In Bongo, we don’t look forward to nice, windy days – the kind of weather that make wenzetu wazungu take romantic walks or roast marshmallows on the fireplace.  Sisi huku such a weather causes a black out.    But we never have it all in Bongo.  While TANESCO have finally sorted out their schitt, DAWASA is swimming in thick, dirty muck!  As for TTCL – I had applied for a new line in October 2006 – and asked them if my old account could be moved well – todate nothing has been done, despite numerous reminders.  Yaani nimechoka kabisa! 

I’m relieved though – about TANESCO, I mean.  At least now potential would-be investor don’t have to struggle with their lawyers to read the fine prints that say – bring your own energy source.  Interesting many wazungu investors thought it meant skilled labour, no wonder the place is flowing with wazungu with un-skilled labour and still no energy – well this was then – but the un-skilled wazungu that live on mihogo, wear mitumba and slap mbu vibaya sana like the lot of us are still swimming around the place.   

Speaking of investors, I finally got to learn the story behind the famous hotel 77 in Arusha.  Once upon a time when alcohol to me was greeted with “yuck”, my siblings, cousins and I used to visit the place a lot.  This was the time when you would kill for a lollipop!  Yeah, those were the days!  Then the 77 was the place to go.  I mean you mention to your crew that you have slept at 77 and everybody looks at you as if you are the don.  Siku hizi they would look at you as if you are nuts!  Their little leaflets you find on the night stands say, “equiped with modern comfort and amenities, guests are assured of the highest standard service.”  I had asked whether they had hot water for showering and I was politely told that if I stayed an extra day woud get hot water – straight from the geyser o te bathroom faucets.  This time it was in a bucket.

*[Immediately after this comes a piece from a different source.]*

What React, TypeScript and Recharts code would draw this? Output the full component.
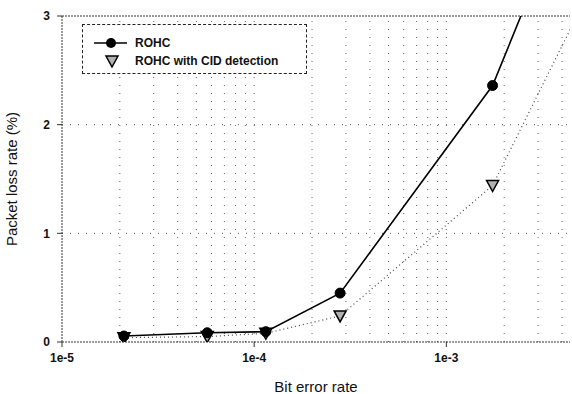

So their leaflets should actually say, “guests are assured hot water, if visit extended to an extra day – be sure to alert the staff.”

Anyway, so after having read that, the little people in my head thought for a designer I was pretty hopeless, I mean they convinced me that there was a Pop Art theme going on there – and to be honest, I felt rather stupid not to have picked that up.  But then I wondered, how comes the ceiling boards were falling part, surely that wasn’t one of the characteristics of Pop Art – but I decided to keep my comments to myself lest I came across as daft. After trying to get the feel of this and that I realized that it wasn’t just the ceiling boards that were coming apart.  Basi bwana, the only thing that has been changed in that hotel are the curtains and linen.  I promise you!  Even the old gramophones are still in the rooms with knobs and dials having been swept off and dumped in the dumpsters a long time ago!   And the lady behind the reception counter – I promise you, it’s the same one I saw inthe 80’s!  Kweli!!! 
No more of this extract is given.